Pressure Correction in the Calibration of Heat Dissipation Sensors

Cite this dataset

Thomle, Jonathan; Zhang, Fred; Dai, Gao (2020). Pressure Correction in the Calibration of Heat Dissipation Sensors [Dataset]. Dryad. https://doi.org/10.5061/dryad.mcvdncjwc

Abstract

Heat dissipation sensors (HDSs) infer soil matric potential based on the measured rate of temperature rise from a heat source. The process for calibrating these sensors may use a pressure plate apparatus (PPA) to remove water to a certain calibration point that is controlled by pressure. Conventionally, the pressure within the PPA is released before the temperature change calibration points are measured (DT0). This conventional HDS calibration approach can take several weeks. We propose that the equilibrated temperature change at pressure (DTp) can be corrected empirically to the value at zero pressure.

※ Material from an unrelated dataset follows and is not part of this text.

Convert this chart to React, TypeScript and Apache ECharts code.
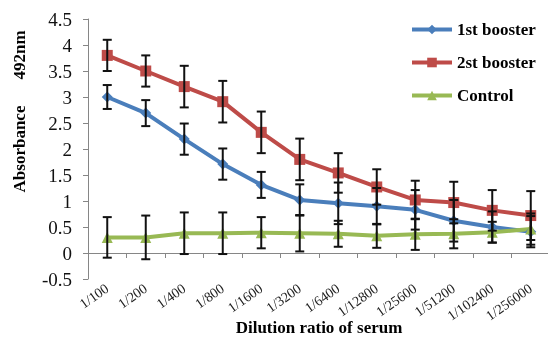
import { useEffect, useRef } from "react";
import * as echarts from "echarts";

const categories = ["1/100", "1/200", "1/400", "1/800", "1/1600", "1/3200", "1/6400", "1/12800", "1/25600", "1/51200", "1/102400", "1/256000"];
const booster1 = [3.0, 2.69, 2.19, 1.71, 1.31, 1.02, 0.955, 0.9, 0.83, 0.62, 0.5, 0.41];
const booster1Err = [0.23, 0.25, 0.3, 0.3, 0.25, 0.3, 0.4, 0.35, 0.38, 0.4, 0.3, 0.3];
const booster2 = [3.8, 3.5, 3.2, 2.91, 2.32, 1.8, 1.54, 1.27, 1.02, 0.97, 0.82, 0.72];
const booster2Err = [0.3, 0.3, 0.4, 0.4, 0.4, 0.4, 0.38, 0.34, 0.37, 0.4, 0.39, 0.47];
const control = [0.3, 0.3, 0.38, 0.38, 0.39, 0.38, 0.37, 0.33, 0.36, 0.37, 0.4, 0.46];
const controlErr = [0.39, 0.42, 0.4, 0.4, 0.3, 0.35, 0.25, 0.23, 0.3, 0.28, 0.2, 0.3];
const seriesNames = ["1st booster", "2st booster", "Control"];

const FONT = "'Liberation Serif', 'Times New Roman', serif";

function errSeries(vals: number[], errs: number[], name: string) {
  return {
    type: "custom",
    name: name + " error",
    silent: true,
    z: 5,
    encode: { x: 0, y: [1, 2] },
    data: vals.map((v, i) => [i, v - errs[i], v + errs[i]]),
    renderItem: (_params: any, api: any) => {
      const x = api.value(0);
      const lo = api.coord([x, api.value(1)]);
      const hi = api.coord([x, api.value(2)]);
      const w = 4.5;
      const st = { stroke: "#111", lineWidth: 2 };
      return {
        type: "group",
        children: [
          { type: "line", shape: { x1: lo[0], y1: lo[1], x2: hi[0], y2: hi[1] }, style: st },
          { type: "line", shape: { x1: lo[0] - w, y1: lo[1], x2: lo[0] + w, y2: lo[1] }, style: st },
          { type: "line", shape: { x1: hi[0] - w, y1: hi[1], x2: hi[0] + w, y2: hi[1] }, style: st },
        ],
      };
    },
  };
}

export default function App() {
  const ref = useRef<HTMLDivElement>(null);
  useEffect(() => {
    if (!ref.current) return;
    const chart = echarts.init(ref.current, undefined, { renderer: "svg" });
    const colors = ["#4a7ebb", "#be4b48", "#98b954"];
    chart.setOption({
      animation: false,
      color: colors,
      grid: { left: 88, top: 19, width: 462, height: 260, containLabel: false, outerBoundsMode: "none" },
      legend: {
        data: seriesNames,
        orient: "vertical",
        left: 405,
        top: 15,
        itemWidth: 40,
        itemHeight: 12,
        itemGap: 14,
        lineStyle: { width: 4 },
        textStyle: { fontFamily: FONT, fontWeight: "bold", fontSize: 17, color: "#000", lineHeight: 19 },
      },
      xAxis: {
        type: "category",
        data: categories,
        boundaryGap: true,
        axisLine: { onZero: true, lineStyle: { color: "#868686", width: 1 } },
        axisTick: { show: true, length: 5, lineStyle: { color: "#868686" } },
        axisLabel: { rotate: 35, margin: 8, fontFamily: FONT, fontSize: 14, color: "#222", interval: 0 },
        splitLine: { show: false },
      },
      yAxis: {
        type: "value",
        min: -0.5,
        max: 4.5,
        interval: 0.5,
        axisLine: { show: true, lineStyle: { color: "#868686", width: 1 } },
        axisTick: { show: true, length: 5, lineStyle: { color: "#868686" } },
        axisLabel: { margin: 16, fontFamily: FONT, fontSize: 19, color: "#111" },
        splitLine: { show: false },
      },
      graphic: [
        {
          type: "text",
          x: 19,
          y: 149,
          rotation: Math.PI / 2,
          style: { text: "Absorbance", font: "bold 17px " + FONT, fill: "#000", align: "center", verticalAlign: "middle" },
        },
        {
          type: "text",
          x: 19,
          y: 55,
          rotation: Math.PI / 2,
          style: { text: "492nm", font: "bold 17px " + FONT, fill: "#000", align: "center", verticalAlign: "middle" },
        },
        {
          type: "text",
          x: 319,
          y: 327,
          style: { text: "Dilution ratio of serum", font: "bold 17px " + FONT, fill: "#000", align: "center", verticalAlign: "middle" },
        },
      ],
      series: [
        {
          type: "line",
          name: seriesNames[0],
          data: booster1,
          symbol: "diamond",
          symbolSize: 11,
          lineStyle: { width: 4, color: colors[0] },
          itemStyle: { color: colors[0] },
          z: 3,
        },
        {
          type: "line",
          name: seriesNames[1],
          data: booster2,
          symbol: "rect",
          symbolSize: 11,
          lineStyle: { width: 4, color: colors[1] },
          itemStyle: { color: colors[1] },
          z: 3,
        },
        {
          type: "line",
          name: seriesNames[2],
          data: control,
          symbol: "triangle",
          symbolSize: 11,
          lineStyle: { width: 4, color: colors[2] },
          itemStyle: { color: colors[2] },
          z: 3,
        },
        errSeries(booster1, booster1Err, seriesNames[0]),
        errSeries(booster2, booster2Err, seriesNames[1]),
        errSeries(control, controlErr, seriesNames[2]),
      ],
    });
    return () => chart.dispose();
  }, []);
  return <div ref={ref} style={{ position: "fixed", left: 0, top: 0, width: 548, height: 339 }} />;
}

Based on measurements of 14 HDSs between 0.02 and 0.1 MPa, DTp was on average 6.2% larger than DT0. After pressure correction, using an empirical equation, the difference between the corrected DTp and DT0 was only 0.28%. These results demonstrate that this empirical approach provides sufficient accuracy to achieve HDS calibration without performing a PPA pressure release.